» Written exercise: Write out again, word for word, the lines below from the line that holds "Convert this chart to Plotly code." through the line that holds "t_step = 0.5", omitting pictures.
________________________
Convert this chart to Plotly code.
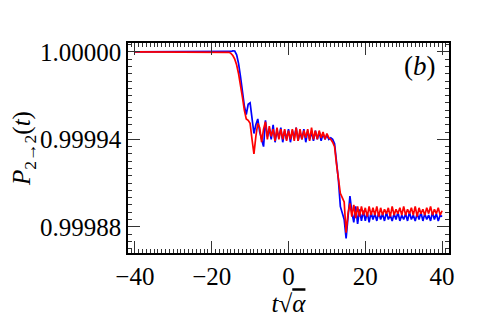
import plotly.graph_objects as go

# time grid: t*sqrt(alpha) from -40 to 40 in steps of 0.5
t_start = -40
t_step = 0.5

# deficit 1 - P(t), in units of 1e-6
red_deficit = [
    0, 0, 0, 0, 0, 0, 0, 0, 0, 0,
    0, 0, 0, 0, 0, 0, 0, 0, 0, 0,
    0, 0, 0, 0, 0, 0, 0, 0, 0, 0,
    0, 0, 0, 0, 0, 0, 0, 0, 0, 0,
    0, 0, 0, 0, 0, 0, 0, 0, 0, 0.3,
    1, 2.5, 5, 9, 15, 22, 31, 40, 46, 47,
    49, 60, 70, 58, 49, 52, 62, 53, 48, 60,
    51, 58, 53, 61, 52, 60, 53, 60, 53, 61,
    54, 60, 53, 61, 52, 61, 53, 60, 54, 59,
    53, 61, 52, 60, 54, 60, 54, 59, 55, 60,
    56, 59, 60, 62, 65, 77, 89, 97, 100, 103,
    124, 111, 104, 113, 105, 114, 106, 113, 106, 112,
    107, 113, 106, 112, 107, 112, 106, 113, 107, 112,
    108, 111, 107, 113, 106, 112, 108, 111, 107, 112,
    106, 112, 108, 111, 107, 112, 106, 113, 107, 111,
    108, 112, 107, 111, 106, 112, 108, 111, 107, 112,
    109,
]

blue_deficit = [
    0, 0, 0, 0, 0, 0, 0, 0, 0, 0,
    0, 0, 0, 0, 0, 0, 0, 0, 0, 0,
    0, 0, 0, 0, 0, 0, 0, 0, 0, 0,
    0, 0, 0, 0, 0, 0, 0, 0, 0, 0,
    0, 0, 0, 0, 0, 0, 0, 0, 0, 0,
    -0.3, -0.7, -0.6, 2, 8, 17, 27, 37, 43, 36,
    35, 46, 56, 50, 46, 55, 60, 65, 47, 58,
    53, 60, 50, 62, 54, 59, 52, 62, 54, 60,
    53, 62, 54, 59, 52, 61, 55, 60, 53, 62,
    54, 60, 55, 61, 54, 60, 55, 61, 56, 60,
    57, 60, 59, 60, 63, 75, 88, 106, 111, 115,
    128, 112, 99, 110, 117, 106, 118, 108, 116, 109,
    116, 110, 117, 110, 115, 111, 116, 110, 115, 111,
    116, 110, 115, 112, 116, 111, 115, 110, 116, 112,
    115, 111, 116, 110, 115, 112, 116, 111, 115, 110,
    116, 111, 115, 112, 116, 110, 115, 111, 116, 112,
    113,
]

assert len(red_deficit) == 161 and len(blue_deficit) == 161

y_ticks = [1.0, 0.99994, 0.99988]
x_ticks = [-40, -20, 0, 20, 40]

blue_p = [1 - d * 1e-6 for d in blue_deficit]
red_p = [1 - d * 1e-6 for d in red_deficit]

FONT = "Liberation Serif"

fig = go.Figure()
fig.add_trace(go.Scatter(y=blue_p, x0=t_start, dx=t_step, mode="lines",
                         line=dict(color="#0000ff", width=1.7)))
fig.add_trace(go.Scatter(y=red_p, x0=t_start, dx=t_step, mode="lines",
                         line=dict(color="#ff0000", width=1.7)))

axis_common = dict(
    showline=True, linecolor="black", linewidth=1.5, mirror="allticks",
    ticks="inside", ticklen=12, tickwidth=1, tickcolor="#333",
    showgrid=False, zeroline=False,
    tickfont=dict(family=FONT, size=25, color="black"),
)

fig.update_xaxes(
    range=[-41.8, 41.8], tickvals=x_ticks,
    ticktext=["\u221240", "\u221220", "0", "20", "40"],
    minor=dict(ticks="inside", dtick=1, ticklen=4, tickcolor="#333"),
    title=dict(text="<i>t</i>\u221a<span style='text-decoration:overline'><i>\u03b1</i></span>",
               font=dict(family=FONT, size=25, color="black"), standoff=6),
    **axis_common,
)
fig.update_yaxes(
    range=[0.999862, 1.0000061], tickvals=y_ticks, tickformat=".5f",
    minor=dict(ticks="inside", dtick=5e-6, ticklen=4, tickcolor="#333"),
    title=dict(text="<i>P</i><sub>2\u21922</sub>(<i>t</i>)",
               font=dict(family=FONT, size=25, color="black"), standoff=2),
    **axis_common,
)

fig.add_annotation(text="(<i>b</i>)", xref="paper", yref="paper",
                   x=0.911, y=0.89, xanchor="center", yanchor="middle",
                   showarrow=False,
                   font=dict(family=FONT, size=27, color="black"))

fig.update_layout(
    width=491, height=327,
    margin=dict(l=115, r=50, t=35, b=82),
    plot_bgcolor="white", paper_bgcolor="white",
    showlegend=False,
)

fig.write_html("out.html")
________________________
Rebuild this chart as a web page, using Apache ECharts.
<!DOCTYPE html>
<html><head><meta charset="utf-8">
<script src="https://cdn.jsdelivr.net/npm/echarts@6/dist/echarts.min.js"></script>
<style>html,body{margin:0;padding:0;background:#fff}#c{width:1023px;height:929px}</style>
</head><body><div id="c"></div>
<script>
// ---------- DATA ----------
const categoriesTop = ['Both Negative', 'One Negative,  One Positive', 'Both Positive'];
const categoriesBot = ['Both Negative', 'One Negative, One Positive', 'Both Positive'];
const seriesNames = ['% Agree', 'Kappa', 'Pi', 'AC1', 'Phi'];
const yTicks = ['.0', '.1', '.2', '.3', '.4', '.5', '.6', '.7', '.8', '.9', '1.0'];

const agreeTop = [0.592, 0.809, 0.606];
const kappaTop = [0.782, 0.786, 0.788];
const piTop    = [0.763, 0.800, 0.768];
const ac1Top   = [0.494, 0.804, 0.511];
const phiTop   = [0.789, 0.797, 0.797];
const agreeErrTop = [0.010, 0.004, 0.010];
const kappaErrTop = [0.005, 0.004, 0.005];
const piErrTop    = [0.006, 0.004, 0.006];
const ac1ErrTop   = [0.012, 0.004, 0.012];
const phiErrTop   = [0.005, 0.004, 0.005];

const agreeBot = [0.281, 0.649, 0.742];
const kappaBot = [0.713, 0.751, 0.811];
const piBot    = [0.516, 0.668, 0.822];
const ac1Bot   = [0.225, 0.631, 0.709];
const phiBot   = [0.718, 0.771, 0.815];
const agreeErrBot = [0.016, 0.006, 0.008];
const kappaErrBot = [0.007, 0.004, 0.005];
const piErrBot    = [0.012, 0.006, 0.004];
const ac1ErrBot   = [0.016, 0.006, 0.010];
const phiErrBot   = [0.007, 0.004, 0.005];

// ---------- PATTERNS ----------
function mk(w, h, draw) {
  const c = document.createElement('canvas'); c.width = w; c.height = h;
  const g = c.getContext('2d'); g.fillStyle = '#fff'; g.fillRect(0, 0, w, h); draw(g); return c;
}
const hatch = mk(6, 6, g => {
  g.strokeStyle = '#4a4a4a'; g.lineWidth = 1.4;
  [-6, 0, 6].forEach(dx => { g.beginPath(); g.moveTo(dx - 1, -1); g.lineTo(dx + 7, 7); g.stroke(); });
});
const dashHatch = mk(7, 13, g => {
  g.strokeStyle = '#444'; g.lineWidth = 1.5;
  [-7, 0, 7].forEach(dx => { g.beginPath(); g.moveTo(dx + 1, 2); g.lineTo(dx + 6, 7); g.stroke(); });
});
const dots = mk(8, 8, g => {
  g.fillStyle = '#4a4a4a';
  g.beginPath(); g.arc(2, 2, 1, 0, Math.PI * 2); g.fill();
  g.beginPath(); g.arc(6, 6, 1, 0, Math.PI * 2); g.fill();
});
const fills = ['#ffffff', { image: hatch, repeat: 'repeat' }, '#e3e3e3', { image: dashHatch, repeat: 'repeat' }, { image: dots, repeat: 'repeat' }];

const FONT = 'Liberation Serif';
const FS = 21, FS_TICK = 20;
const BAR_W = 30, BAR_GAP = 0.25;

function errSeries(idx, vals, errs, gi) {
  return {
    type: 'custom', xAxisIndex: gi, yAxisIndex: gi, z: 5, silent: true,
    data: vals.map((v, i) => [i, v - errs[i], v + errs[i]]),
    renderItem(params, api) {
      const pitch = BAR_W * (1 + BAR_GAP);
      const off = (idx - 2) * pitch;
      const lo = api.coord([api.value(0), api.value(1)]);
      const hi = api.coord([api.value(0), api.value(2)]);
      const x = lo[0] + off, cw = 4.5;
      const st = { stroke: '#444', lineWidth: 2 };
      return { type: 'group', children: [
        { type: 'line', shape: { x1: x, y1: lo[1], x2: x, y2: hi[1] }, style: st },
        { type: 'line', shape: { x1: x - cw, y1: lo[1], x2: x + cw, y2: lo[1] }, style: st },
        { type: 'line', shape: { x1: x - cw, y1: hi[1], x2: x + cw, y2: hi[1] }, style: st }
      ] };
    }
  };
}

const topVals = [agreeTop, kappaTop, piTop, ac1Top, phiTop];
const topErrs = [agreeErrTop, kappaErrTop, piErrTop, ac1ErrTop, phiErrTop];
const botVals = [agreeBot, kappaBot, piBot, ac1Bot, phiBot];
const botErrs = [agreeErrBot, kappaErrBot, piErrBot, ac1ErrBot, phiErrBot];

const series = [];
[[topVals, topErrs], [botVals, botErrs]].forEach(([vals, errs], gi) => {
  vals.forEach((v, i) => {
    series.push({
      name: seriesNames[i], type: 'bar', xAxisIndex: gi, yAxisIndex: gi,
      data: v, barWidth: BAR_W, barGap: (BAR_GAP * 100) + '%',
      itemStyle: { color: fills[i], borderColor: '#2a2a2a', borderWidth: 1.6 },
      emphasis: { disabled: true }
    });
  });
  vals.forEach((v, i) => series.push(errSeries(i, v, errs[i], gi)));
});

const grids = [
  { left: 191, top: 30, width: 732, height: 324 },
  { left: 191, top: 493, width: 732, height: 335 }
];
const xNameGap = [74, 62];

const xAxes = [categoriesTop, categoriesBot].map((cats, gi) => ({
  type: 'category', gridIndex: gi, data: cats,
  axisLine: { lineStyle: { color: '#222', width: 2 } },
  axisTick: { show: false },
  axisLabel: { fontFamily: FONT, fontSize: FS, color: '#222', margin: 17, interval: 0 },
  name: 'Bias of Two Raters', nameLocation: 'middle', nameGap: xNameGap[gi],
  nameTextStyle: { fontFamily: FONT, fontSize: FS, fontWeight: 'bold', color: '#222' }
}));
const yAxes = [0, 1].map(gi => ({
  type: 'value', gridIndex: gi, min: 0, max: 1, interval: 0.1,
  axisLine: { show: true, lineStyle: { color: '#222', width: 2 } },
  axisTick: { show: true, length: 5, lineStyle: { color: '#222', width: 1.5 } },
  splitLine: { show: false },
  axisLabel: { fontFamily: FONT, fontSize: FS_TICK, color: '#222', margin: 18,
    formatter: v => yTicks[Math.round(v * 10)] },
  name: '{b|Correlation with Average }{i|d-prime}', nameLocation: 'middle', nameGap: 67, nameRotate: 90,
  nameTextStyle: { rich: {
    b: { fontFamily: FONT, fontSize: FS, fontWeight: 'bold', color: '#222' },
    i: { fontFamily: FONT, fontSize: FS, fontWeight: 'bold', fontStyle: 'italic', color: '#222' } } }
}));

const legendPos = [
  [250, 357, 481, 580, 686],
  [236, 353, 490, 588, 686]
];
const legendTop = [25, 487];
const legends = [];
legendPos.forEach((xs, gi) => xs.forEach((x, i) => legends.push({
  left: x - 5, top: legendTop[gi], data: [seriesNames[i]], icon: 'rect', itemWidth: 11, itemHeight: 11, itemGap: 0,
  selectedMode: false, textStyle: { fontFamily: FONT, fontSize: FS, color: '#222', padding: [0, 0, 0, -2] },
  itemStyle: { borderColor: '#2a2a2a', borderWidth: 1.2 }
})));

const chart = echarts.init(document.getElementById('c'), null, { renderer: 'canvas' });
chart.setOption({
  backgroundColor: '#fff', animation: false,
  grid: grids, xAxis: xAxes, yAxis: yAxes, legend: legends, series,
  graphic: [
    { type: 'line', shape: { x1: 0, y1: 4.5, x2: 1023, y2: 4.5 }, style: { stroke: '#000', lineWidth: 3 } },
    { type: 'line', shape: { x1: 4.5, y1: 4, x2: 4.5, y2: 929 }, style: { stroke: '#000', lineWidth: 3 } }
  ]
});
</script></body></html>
________________________
» Exercise result:
Convert this chart to Plotly code.
import plotly.graph_objects as go

# time grid: t*sqrt(alpha) from -40 to 40 in steps of 0.5
t_start = -40
t_step = 0.5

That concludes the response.